Tuesday, August 2, 2016

A LEADERSHIP LESSON FROM MARS



I saw the movie, The Martian, shortly after its 2015 release. At the time, I thought that it was a good but not great movie. Matt Damon stars as astronaut Mark Watney on a mission to Mars. (I feel obliged to call a Spoiler Alert here. I’m about to reveal important details of the plot). He’s stranded on Mars alone when his team mates leave for the return trip to earth. He’s rescued and returns heroically to earth. And he continues his career on earth as an instructor in the Astronaut Candidate Program.

I saw the movie again recently and I still don’t think it’s going to win any awards. But… what did catch my attention was both the quantity and quality of memorable leadership moments that are tucked into this two hour film. There are the obvious ones about perseverance, resilience and MacGyver-esque innovation. All worthy topics.
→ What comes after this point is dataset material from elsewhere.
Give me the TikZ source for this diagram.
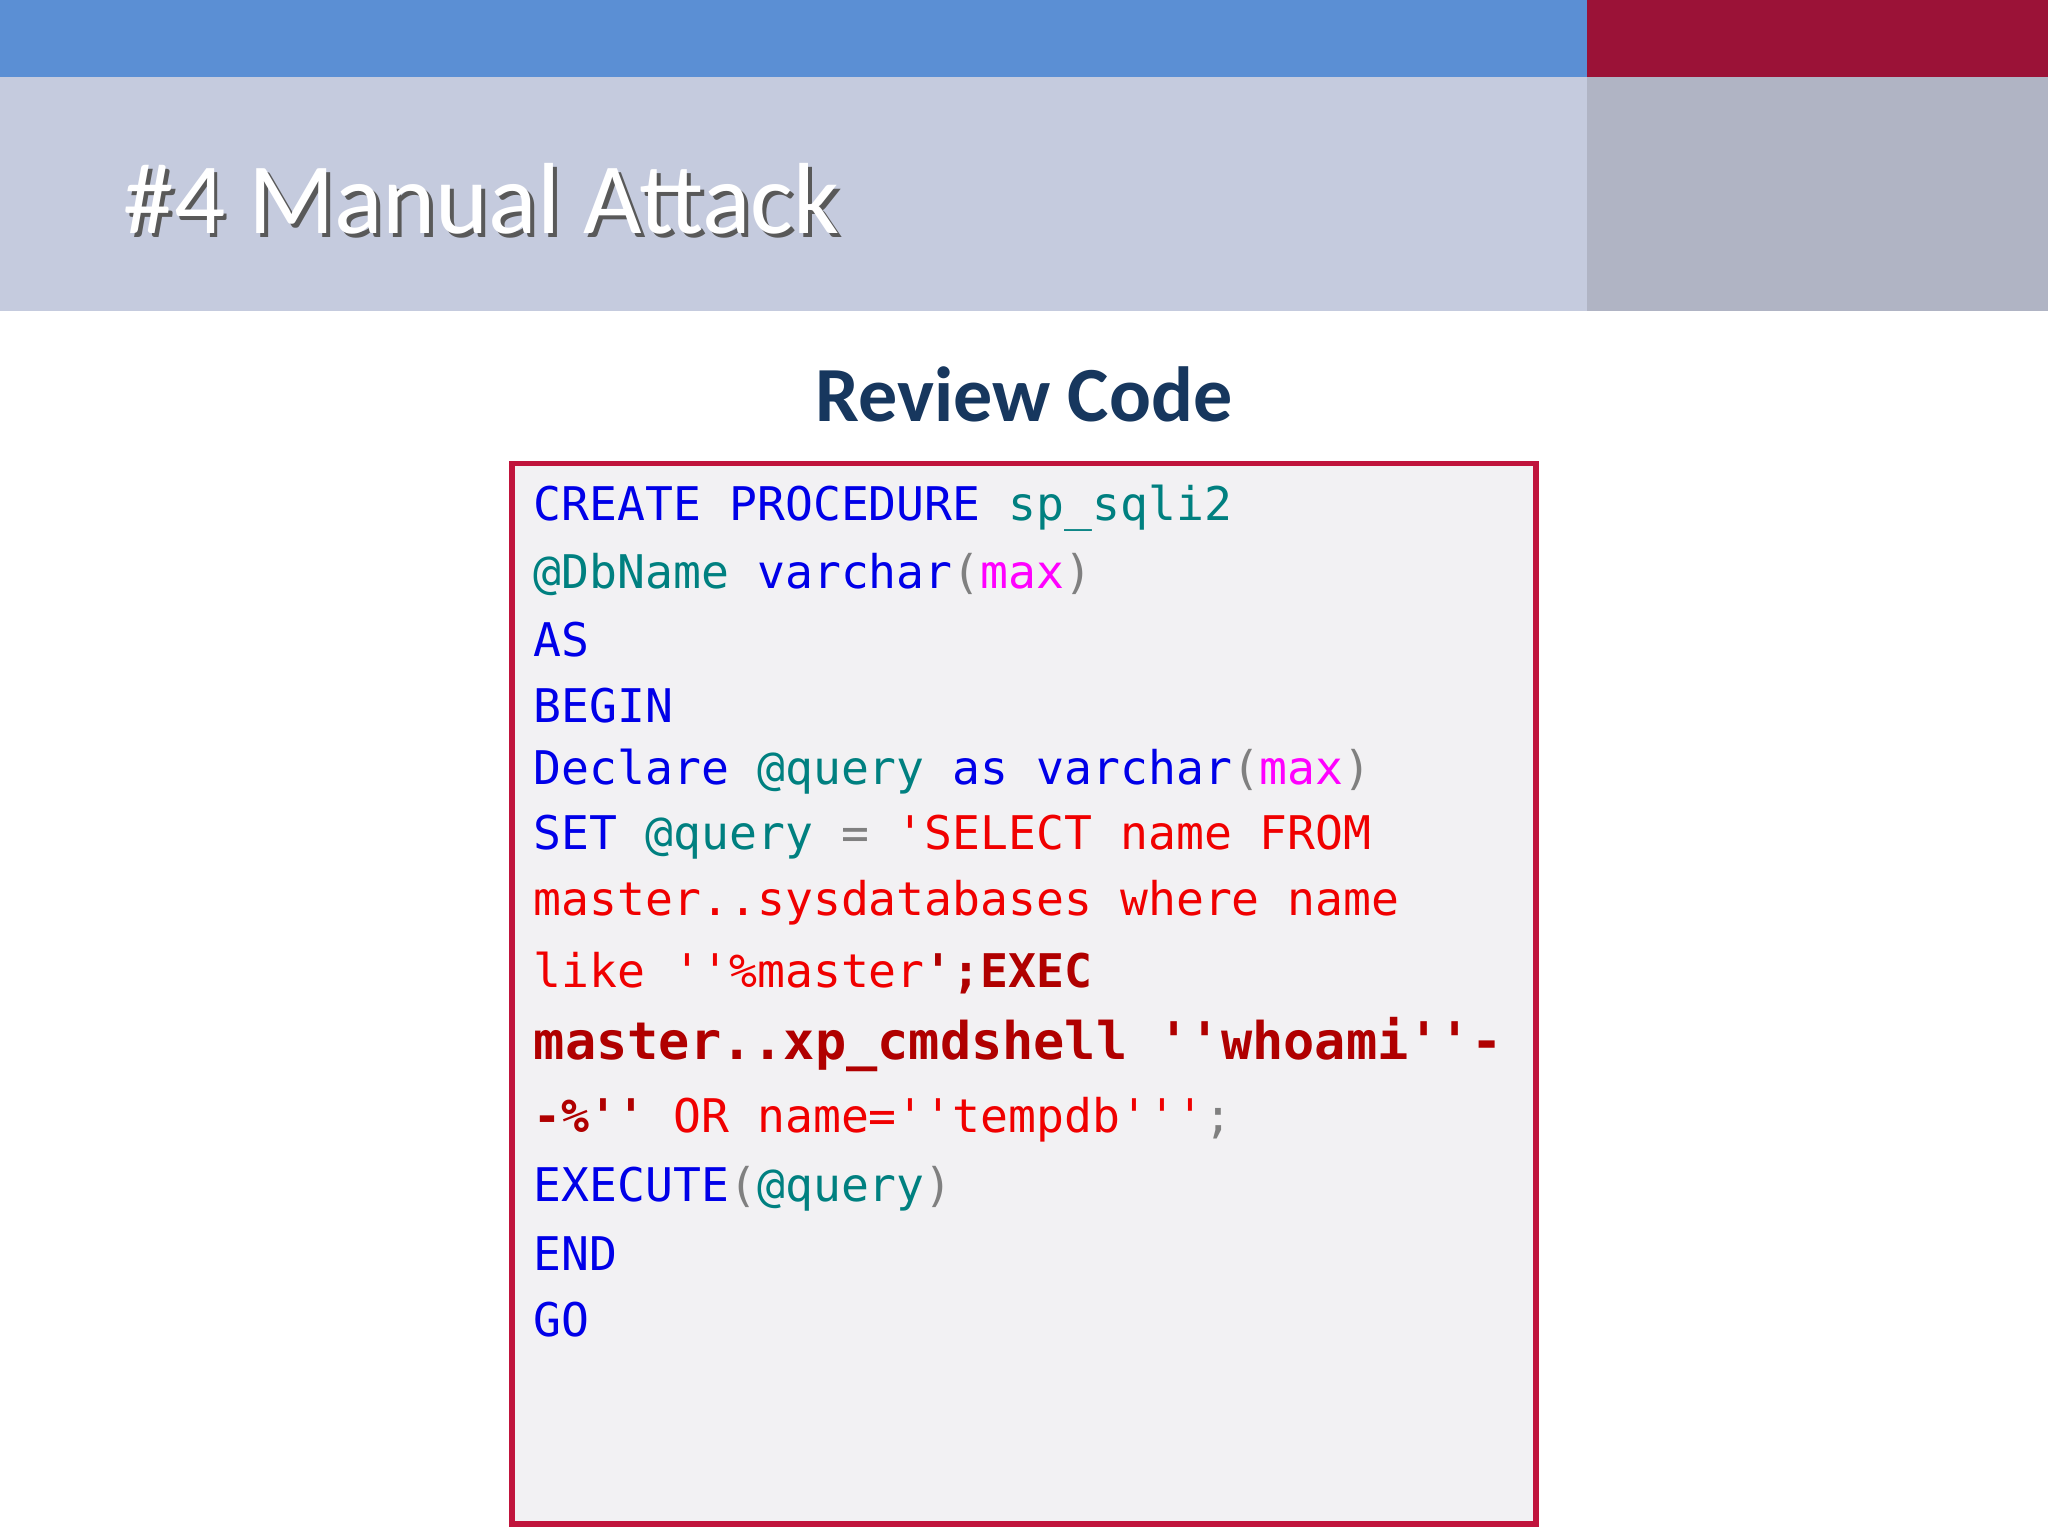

But my favorite leadership lesson came at the very end of the movie, when Mark Watney gave the new class of astronaut candidates a dose of reality based leadership as he described the most important take-away from his experience on Mars. Here’s what he said: “This is space; it does not cooperate. At some point, everything’s going to go south on you – everything! And you’re going to say, this is it. This is how I end. Now, you can either accept that or you can get to work. That’s all it is. You just begin. You solve one problem; one challenge; then you solve the next one. If you solve enough problems, you get to come home.” Simple. Powerful. Brilliant.

I think this leadership lesson applies directly to you and me as we face daily challenges in our work. Ditch the drama. Stop catastrophizing. Lighten up. Be a serial solution seeker. Repeat the next day.